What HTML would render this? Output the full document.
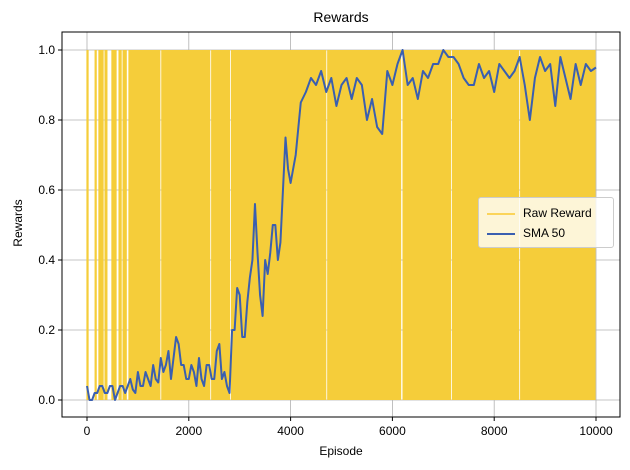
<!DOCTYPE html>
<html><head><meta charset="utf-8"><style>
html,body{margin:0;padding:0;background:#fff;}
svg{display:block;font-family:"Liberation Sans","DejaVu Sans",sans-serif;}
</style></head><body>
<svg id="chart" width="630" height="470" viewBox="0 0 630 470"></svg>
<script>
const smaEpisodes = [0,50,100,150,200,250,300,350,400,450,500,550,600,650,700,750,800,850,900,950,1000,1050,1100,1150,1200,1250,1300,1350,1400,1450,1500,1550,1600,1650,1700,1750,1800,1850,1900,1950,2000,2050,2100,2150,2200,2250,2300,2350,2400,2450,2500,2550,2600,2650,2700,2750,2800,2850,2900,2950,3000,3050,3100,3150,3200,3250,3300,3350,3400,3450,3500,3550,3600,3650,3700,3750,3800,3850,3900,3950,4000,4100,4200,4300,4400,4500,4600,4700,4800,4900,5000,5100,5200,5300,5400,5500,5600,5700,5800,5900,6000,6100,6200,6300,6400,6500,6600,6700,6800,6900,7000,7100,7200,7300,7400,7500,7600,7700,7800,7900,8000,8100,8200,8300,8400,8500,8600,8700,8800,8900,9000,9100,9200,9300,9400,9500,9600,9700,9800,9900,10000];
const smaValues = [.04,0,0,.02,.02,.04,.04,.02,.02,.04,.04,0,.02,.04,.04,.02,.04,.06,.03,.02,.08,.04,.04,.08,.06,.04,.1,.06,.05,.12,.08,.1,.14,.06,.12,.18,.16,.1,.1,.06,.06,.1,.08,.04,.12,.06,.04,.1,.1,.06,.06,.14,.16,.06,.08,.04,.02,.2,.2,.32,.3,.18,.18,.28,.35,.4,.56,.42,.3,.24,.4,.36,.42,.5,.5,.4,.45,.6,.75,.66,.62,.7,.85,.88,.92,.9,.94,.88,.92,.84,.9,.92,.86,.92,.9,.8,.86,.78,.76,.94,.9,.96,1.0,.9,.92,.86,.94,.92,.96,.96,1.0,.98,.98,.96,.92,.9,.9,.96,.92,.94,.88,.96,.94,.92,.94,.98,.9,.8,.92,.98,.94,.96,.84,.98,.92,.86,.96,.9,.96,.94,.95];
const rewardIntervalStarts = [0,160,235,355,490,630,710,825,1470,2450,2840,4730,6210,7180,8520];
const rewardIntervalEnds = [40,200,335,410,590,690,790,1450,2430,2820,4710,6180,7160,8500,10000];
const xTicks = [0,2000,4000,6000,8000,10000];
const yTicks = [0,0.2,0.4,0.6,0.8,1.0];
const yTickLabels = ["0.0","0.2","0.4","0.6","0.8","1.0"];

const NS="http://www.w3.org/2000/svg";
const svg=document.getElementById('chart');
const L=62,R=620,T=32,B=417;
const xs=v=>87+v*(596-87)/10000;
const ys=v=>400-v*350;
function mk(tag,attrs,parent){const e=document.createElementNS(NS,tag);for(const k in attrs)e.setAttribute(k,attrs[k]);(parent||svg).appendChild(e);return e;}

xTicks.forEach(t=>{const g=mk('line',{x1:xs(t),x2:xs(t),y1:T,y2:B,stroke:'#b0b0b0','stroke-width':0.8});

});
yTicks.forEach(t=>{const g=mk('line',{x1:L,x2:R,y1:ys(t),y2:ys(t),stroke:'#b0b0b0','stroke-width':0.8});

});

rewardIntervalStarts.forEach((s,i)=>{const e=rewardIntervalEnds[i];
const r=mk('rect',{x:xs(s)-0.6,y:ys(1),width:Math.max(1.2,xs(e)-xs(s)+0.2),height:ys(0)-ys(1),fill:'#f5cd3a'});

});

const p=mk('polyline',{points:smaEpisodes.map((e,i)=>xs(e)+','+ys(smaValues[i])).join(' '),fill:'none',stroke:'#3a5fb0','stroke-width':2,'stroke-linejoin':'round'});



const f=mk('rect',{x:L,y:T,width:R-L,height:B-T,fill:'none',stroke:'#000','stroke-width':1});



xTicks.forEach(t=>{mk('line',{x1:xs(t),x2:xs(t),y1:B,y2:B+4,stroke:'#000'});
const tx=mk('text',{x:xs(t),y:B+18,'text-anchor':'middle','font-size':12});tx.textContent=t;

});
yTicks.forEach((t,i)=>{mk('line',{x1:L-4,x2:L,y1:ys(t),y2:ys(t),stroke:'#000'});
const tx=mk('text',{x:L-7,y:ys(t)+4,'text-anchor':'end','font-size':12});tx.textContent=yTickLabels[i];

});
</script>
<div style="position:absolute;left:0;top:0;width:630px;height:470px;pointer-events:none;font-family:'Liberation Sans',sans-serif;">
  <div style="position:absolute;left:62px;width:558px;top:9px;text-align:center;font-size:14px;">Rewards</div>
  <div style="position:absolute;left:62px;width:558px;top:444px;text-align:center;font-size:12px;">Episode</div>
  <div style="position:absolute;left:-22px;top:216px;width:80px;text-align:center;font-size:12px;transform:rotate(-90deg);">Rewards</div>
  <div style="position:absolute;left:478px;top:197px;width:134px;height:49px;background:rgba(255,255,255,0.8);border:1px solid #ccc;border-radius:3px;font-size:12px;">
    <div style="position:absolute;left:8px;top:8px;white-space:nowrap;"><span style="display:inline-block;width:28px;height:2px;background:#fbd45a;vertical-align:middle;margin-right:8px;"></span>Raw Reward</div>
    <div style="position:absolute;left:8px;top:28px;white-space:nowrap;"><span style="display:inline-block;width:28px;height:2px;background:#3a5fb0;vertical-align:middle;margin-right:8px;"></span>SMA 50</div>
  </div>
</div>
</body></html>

* * * * * * * * *

• TASK GOAL: Without the pictures, repeat the listing above exactly.

• RESPONSE TO THIS TASK:
What HTML would render this? Output the full document.
<!DOCTYPE html>
<html><head><meta charset="utf-8"><style>
html,body{margin:0;padding:0;background:#fff;}
svg{display:block;font-family:"Liberation Sans","DejaVu Sans",sans-serif;}
</style></head><body>
<svg id="chart" width="630" height="470" viewBox="0 0 630 470"></svg>
<script>
const smaEpisodes = [0,50,100,150,200,250,300,350,400,450,500,550,600,650,700,750,800,850,900,950,1000,1050,1100,1150,1200,1250,1300,1350,1400,1450,1500,1550,1600,1650,1700,1750,1800,1850,1900,1950,2000,2050,2100,2150,2200,2250,2300,2350,2400,2450,2500,2550,2600,2650,2700,2750,2800,2850,2900,2950,3000,3050,3100,3150,3200,3250,3300,3350,3400,3450,3500,3550,3600,3650,3700,3750,3800,3850,3900,3950,4000,4100,4200,4300,4400,4500,4600,4700,4800,4900,5000,5100,5200,5300,5400,5500,5600,5700,5800,5900,6000,6100,6200,6300,6400,6500,6600,6700,6800,6900,7000,7100,7200,7300,7400,7500,7600,7700,7800,7900,8000,8100,8200,8300,8400,8500,8600,8700,8800,8900,9000,9100,9200,9300,9400,9500,9600,9700,9800,9900,10000];
const smaValues = [.04,0,0,.02,.02,.04,.04,.02,.02,.04,.04,0,.02,.04,.04,.02,.04,.06,.03,.02,.08,.04,.04,.08,.06,.04,.1,.06,.05,.12,.08,.1,.14,.06,.12,.18,.16,.1,.1,.06,.06,.1,.08,.04,.12,.06,.04,.1,.1,.06,.06,.14,.16,.06,.08,.04,.02,.2,.2,.32,.3,.18,.18,.28,.35,.4,.56,.42,.3,.24,.4,.36,.42,.5,.5,.4,.45,.6,.75,.66,.62,.7,.85,.88,.92,.9,.94,.88,.92,.84,.9,.92,.86,.92,.9,.8,.86,.78,.76,.94,.9,.96,1.0,.9,.92,.86,.94,.92,.96,.96,1.0,.98,.98,.96,.92,.9,.9,.96,.92,.94,.88,.96,.94,.92,.94,.98,.9,.8,.92,.98,.94,.96,.84,.98,.92,.86,.96,.9,.96,.94,.95];
const rewardIntervalStarts = [0,160,235,355,490,630,710,825,1470,2450,2840,4730,6210,7180,8520];
const rewardIntervalEnds = [40,200,335,410,590,690,790,1450,2430,2820,4710,6180,7160,8500,10000];
const xTicks = [0,2000,4000,6000,8000,10000];
const yTicks = [0,0.2,0.4,0.6,0.8,1.0];
const yTickLabels = ["0.0","0.2","0.4","0.6","0.8","1.0"];

const NS="http://www.w3.org/2000/svg";
const svg=document.getElementById('chart');
const L=62,R=620,T=32,B=417;
const xs=v=>87+v*(596-87)/10000;
const ys=v=>400-v*350;
function mk(tag,attrs,parent){const e=document.createElementNS(NS,tag);for(const k in attrs)e.setAttribute(k,attrs[k]);(parent||svg).appendChild(e);return e;}

xTicks.forEach(t=>{const g=mk('line',{x1:xs(t),x2:xs(t),y1:T,y2:B,stroke:'#b0b0b0','stroke-width':0.8});

});
yTicks.forEach(t=>{const g=mk('line',{x1:L,x2:R,y1:ys(t),y2:ys(t),stroke:'#b0b0b0','stroke-width':0.8});

});

rewardIntervalStarts.forEach((s,i)=>{const e=rewardIntervalEnds[i];
const r=mk('rect',{x:xs(s)-0.6,y:ys(1),width:Math.max(1.2,xs(e)-xs(s)+0.2),height:ys(0)-ys(1),fill:'#f5cd3a'});

});

const p=mk('polyline',{points:smaEpisodes.map((e,i)=>xs(e)+','+ys(smaValues[i])).join(' '),fill:'none',stroke:'#3a5fb0','stroke-width':2,'stroke-linejoin':'round'});



const f=mk('rect',{x:L,y:T,width:R-L,height:B-T,fill:'none',stroke:'#000','stroke-width':1});



xTicks.forEach(t=>{mk('line',{x1:xs(t),x2:xs(t),y1:B,y2:B+4,stroke:'#000'});
const tx=mk('text',{x:xs(t),y:B+18,'text-anchor':'middle','font-size':12});tx.textContent=t;

});
yTicks.forEach((t,i)=>{mk('line',{x1:L-4,x2:L,y1:ys(t),y2:ys(t),stroke:'#000'});
const tx=mk('text',{x:L-7,y:ys(t)+4,'text-anchor':'end','font-size':12});tx.textContent=yTickLabels[i];

});
</script>
<div style="position:absolute;left:0;top:0;width:630px;height:470px;pointer-events:none;font-family:'Liberation Sans',sans-serif;">
  <div style="position:absolute;left:62px;width:558px;top:9px;text-align:center;font-size:14px;">Rewards</div>
  <div style="position:absolute;left:62px;width:558px;top:444px;text-align:center;font-size:12px;">Episode</div>
  <div style="position:absolute;left:-22px;top:216px;width:80px;text-align:center;font-size:12px;transform:rotate(-90deg);">Rewards</div>
  <div style="position:absolute;left:478px;top:197px;width:134px;height:49px;background:rgba(255,255,255,0.8);border:1px solid #ccc;border-radius:3px;font-size:12px;">
    <div style="position:absolute;left:8px;top:8px;white-space:nowrap;"><span style="display:inline-block;width:28px;height:2px;background:#fbd45a;vertical-align:middle;margin-right:8px;"></span>Raw Reward</div>
    <div style="position:absolute;left:8px;top:28px;white-space:nowrap;"><span style="display:inline-block;width:28px;height:2px;background:#3a5fb0;vertical-align:middle;margin-right:8px;"></span>SMA 50</div>
  </div>
</div>
</body></html>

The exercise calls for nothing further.